松本:監督は、本当に委ねてくださるというか。動きに関してはおっしゃるんですけど、お芝居に関してはほぼゼロぐらい何もなかったので、今まで経験したことがない現場でした。
――監督が描きたいものを想像しながら演じるような形だったんでしょうか。
松本:想像してもやっぱりわからない部分なので、自分たちが思う自分の役で演じていました。
桃と莉子がなんてことのない会話をしている、というシーンが多くあったんですけど、私とティナちゃんが現場を通してぎゅっと仲良くなったので、そこがなかったら成立していなかったかもしれないな、と思います。
――現場で印象的なことはありましたか?
松本:物語の後半になってくると、一発で成功させなきゃいけないシーンもあったので、そこはお互いの熱量をちゃんと確認し合って、決めようね、と、口に出すわけじゃないですけど、緊張感がある時間でしたね。
桃に共感したところは?
――作品の中で、友情もひとつのテーマだと思います。松本さんが考える友情とは?
松本:幅広いな、と思います。恋愛でも友情でも、名前がそうついているだけで、友情の中でもいろんなものがあると思うし、桃と莉子はそこにとらわれていないというか。お互いがお互いを尊敬しているし、大好きだし、2人だけが持つ世界なので。
――では、松本さんにとって友情はどういった存在ですか?
松本:恋愛も大事ですけど、一番大事なものだな、と思います。
――元カレの今カノが知りたい、というインパクトのあるコピーですが、松本さんご自身はいかがですか?
松本:うーん、気にはなるかもしれないですけど、知りたいとは思わないですね。
――恋愛において、固執したり、相手に執着したり、という気持ちについてはいかがでしょうか。
松本:理解はできます。桃は自分に自信がないとか、きっとのめり込めるものが他にあまりないから、ちょっと優しくしてくれる人を好きになっちゃったり、執着したりとか、気持ちは分かります。でも、それが別に悪いことだとは思わないので、その人たちが幸せならそれでいいですよね。
――松本さんご自身は桃と莉子だったらどちらが似ていると思いますか?
松本:桃が「爪かわいいな」と言ったら、莉子は「やればいいじゃん」って言えるんですけど、桃が「自信ない、勇気ない」って返すんです。そこは私も桃にすごく共感できました。ただ爪を塗ればいいだけのことなのにって莉子は思うけど、でも塗ったことによって周りからどう思われるのか考えると、勇気がないって思う人はきっとたくさんいるんじゃないかな、と思います。

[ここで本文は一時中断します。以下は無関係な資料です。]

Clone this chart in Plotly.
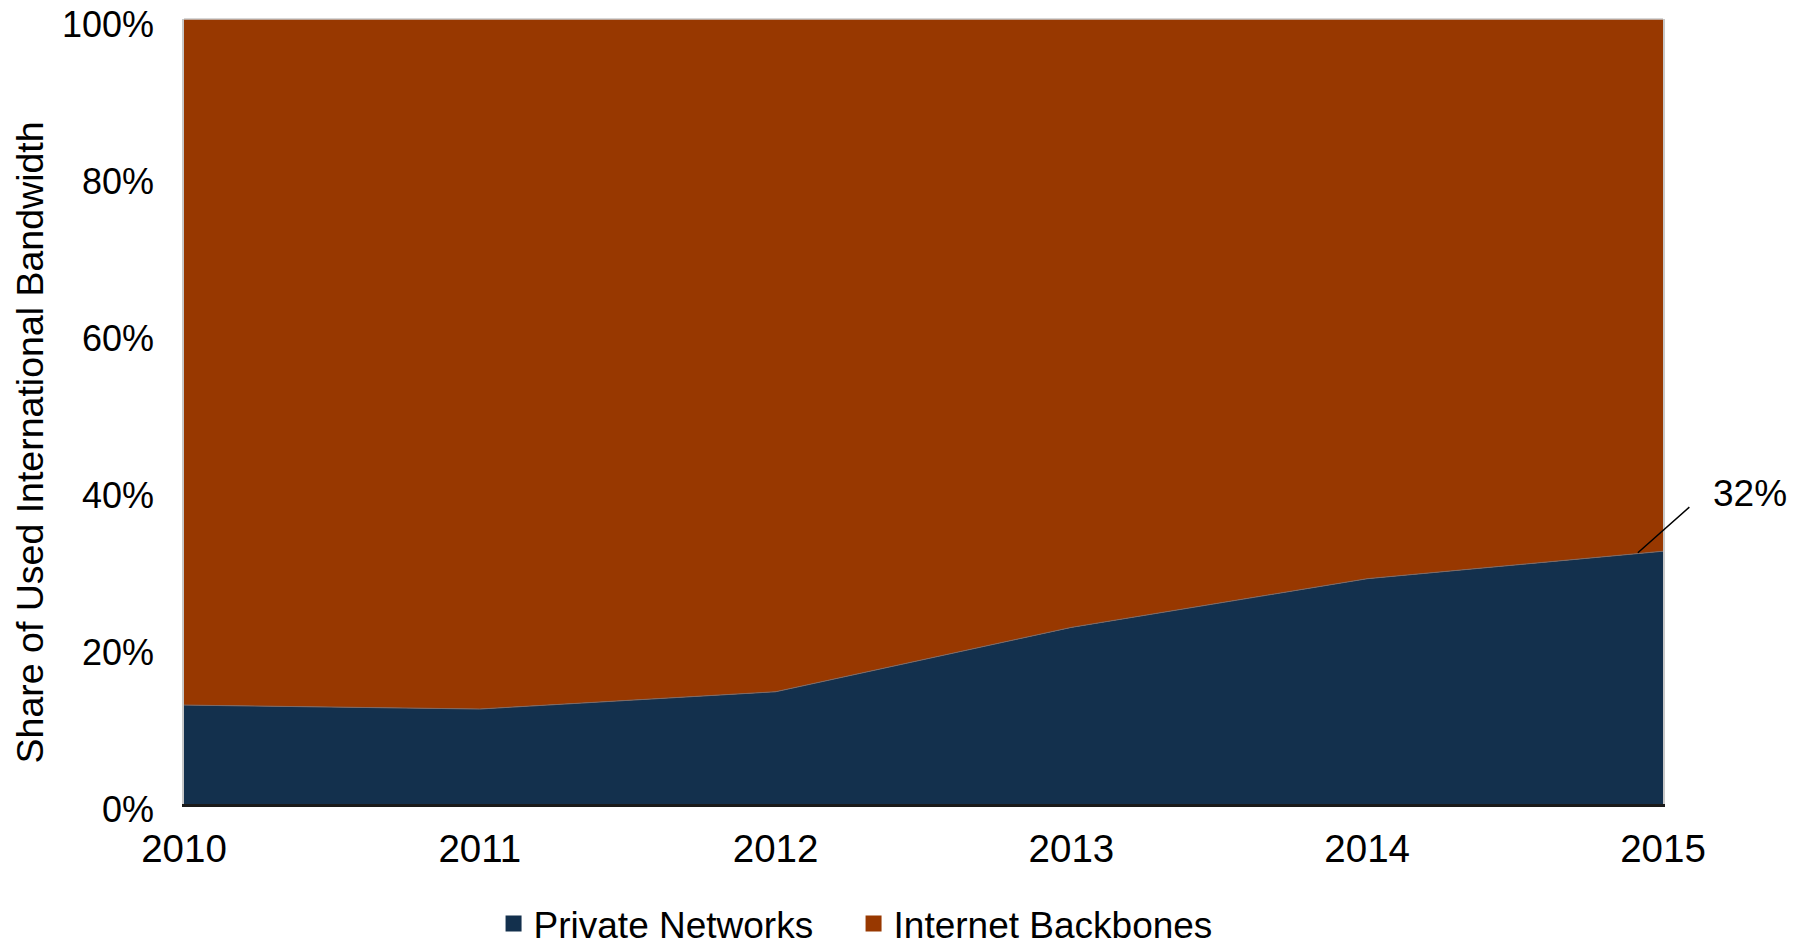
import plotly.graph_objects as go

years = [2010, 2011, 2012, 2013, 2014, 2015]
private_networks = [12.6, 12.1, 14.3, 22.5, 28.7, 32.2]
internet_backbones = [87.4, 87.9, 85.7, 77.5, 71.3, 67.8]
y_ticks = [0, 20, 40, 60, 80, 100]
y_tick_labels = ["0%", "20%", "40%", "60%", "80%", "100%"]
series_names = ["Private Networks", "Internet Backbones"]
colors = ["#13304d", "#983800"]
label_2015 = "32%"
y_title = "Share of Used International Bandwidth"

FONT = "Liberation Sans, Arial, Helvetica, sans-serif"

fig = go.Figure()
fig.add_trace(go.Scatter(
    x=years, y=private_networks, name=series_names[0], stackgroup="one",
    mode="lines", line=dict(color="#7d6a66", width=1), fillcolor=colors[0],
    showlegend=False, hoverinfo="x+y"))
fig.add_trace(go.Scatter(
    x=years, y=internet_backbones, name=series_names[1], stackgroup="one",
    mode="lines", line=dict(color=colors[1], width=0), fillcolor=colors[1],
    showlegend=False, hoverinfo="x+y"))
# legend entries (square swatches)
for name, c in zip(series_names, colors):
    fig.add_trace(go.Scatter(x=[None], y=[None], mode="markers", name=name,
                             marker=dict(symbol="square", size=17, color=c)))

# leader line + label for 2015 value
fig.add_annotation(x=years[-1] - 0.085, y=private_networks[-1] - 0.2, xref="x", yref="y",
                   text="", showarrow=True, arrowhead=0, arrowwidth=1.5,
                   arrowcolor="black", ax=53, ay=-47)
fig.add_annotation(x=years[-1], y=private_networks[-1], xref="x", yref="y",
                   text=label_2015, showarrow=False, xanchor="left", yanchor="middle",
                   xshift=48, yshift=57.5, font=dict(family=FONT, size=37, color="black"))

# y-axis title (placed slightly below the axis centre, as in the original)
fig.add_annotation(x=-0.1041, y=0.4606, xref="paper", yref="paper", text=y_title,
                   textangle=-90, showarrow=False, xanchor="center", yanchor="middle",
                   font=dict(family=FONT, size=37.5, color="black"))

fig.add_shape(type="line", xref="paper", yref="paper", x0=0, x1=1, y0=1, y1=1,
              line=dict(color="#c8c8c8", width=1.5))

fig.update_layout(
    width=1802, height=944,
    margin=dict(l=176, r=147, t=11, b=148, autoexpand=False),
    paper_bgcolor="white", plot_bgcolor="white",
    font=dict(family=FONT, size=36, color="black"),
    showlegend=True,
    legend=dict(orientation="h", x=0.2093, xanchor="left", y=-0.1924, yanchor="bottom",
                font=dict(family=FONT, size=37, color="black"), traceorder="normal",
                itemwidth=30, tracegroupgap=0, bgcolor="rgba(0,0,0,0)",
                entrywidthmode="pixels", entrywidth=315),
    xaxis=dict(range=[2010, 2015], tickvals=years, ticktext=[str(y) for y in years],
               showgrid=False, zeroline=False, showline=True, linecolor="#1a1a1a",
               linewidth=2.5, ticks="", ticklabelstandoff=9, automargin=False,
               tickfont=dict(family=FONT, size=38.5, color="black")),
    yaxis=dict(range=[0, 100], tickmode="array", tickvals=y_ticks, ticktext=y_tick_labels,
               showgrid=False, zeroline=False, showline=True, linecolor="#c8c8c8",
               linewidth=1.5, mirror=True, ticks="", ticklabelstandoff=21, automargin=False,
               ticklabeloverflow="allow", ticklabelshift=5,
               tickfont=dict(family=FONT, size=36, color="black")),
)

fig.write_html("out.html")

――いろんなメッセージが込められた作品だと思います。今回、どんな人にこの作品が届いてほしいと思いますか?
松本:いろんな関係性で悩んでいる人がいると思います。例えば、同性の友達が気になっちゃうとか、その関係性も全部、名前がつけられているじゃないですか。そのくくりに捕われていると感じる方にはぜひ見てもらいたいと思います。
映画は自由に見てもらいたいと私は思っているので、泣いても笑ってもいいし、怒ってもいいし。いろんなことが全部自由なんだよ、と感じてもらえたら嬉しいですね。